2. Ignore escaping! You're trying to use an alphabet with N symbols to represent data potentially containing all N symbols, plus structure. But go ahead and steal some symbols to represent the structure, and don't bother trying to give them back through escaping. No one will ever want to put data containing a tab or newline character into your file format. Or a #. Or a semicolon or an equals sign or a comma. Take all the symbols you want! < looks totally crazy--no-one wants to type four characters just to get a less-than sign.
3. Use quotes. If you must represent data containing structural symbols like tabs or newlines or commas, just put it in quotes. Quotes are magic! No one ever wants to represent data containing quotes. And most software is very good about dealing with quoted data containing embedded newlines. Adding quotes is like pushing around a bubble under wallpaper--moving the problem from one place to another feels very productive.
4. Underspecify. No one wants to be nailed down to some set of instantly-oudated rules. Plus, anyone wanting to write software for your format will enjoy all the little surprises that people will cram into the gray areas.

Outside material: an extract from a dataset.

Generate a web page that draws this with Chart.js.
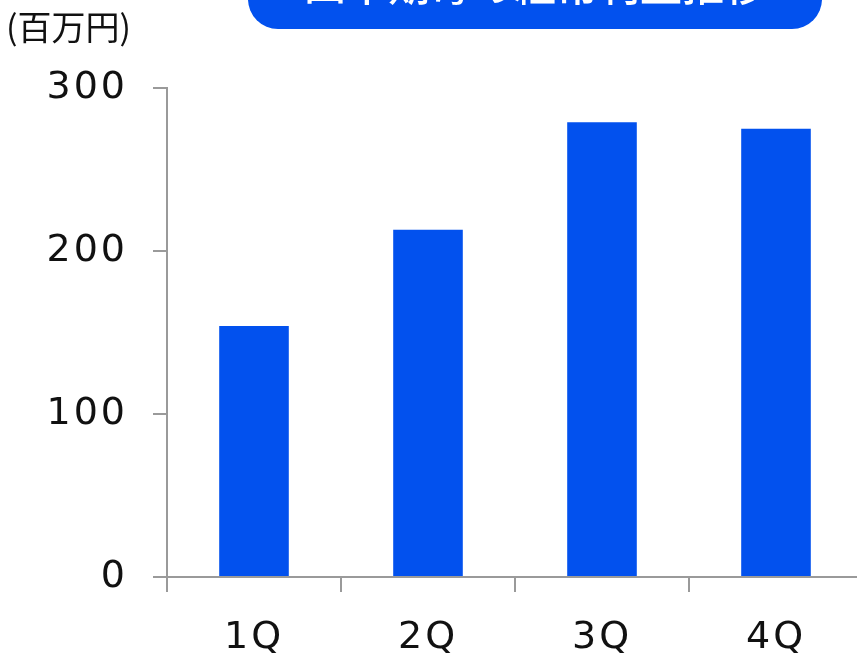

5. Make it ad-hoc. People will want to extend your format in a hundred different ways, but don't worry about extensibility. That's someone else's problem, even if that someone else is you a year from now. A year is a long time, and you need to get stuff done now! In particular, avoid formats where the attributes are named. No one wants to deal with all that verbosity. Better to use some kind of delimited format; if someone wants a new attribute they can just add a new column! Figuring out what the column means is an entertaining puzzle for everyone else. This is especially fun when different groups each add a column that means something different. Alternatively, jam a bunch of stuff into one of the existing columns.
6. Namespaces are for wusses. The more people that have to coordinate to make a change, the better.
7. Hand editing is important. Very few people in bioinformatics have to deal with large volumes of data, so most people will be hand-creating these files rather than using software to read and write them. If you have to choose between making the format more convenient for a human and more convenient for software, always choose the human.
8. If you're going to be dealing with people that are not too computer-oriented, use Excel. This is completely sane. And if there's some grouchy programmer that doesn't like Excel, you can just export to CSV. Excel CSV files follow almost all of these guidelines.
-- Mitch Skinner - 01 Apr 2007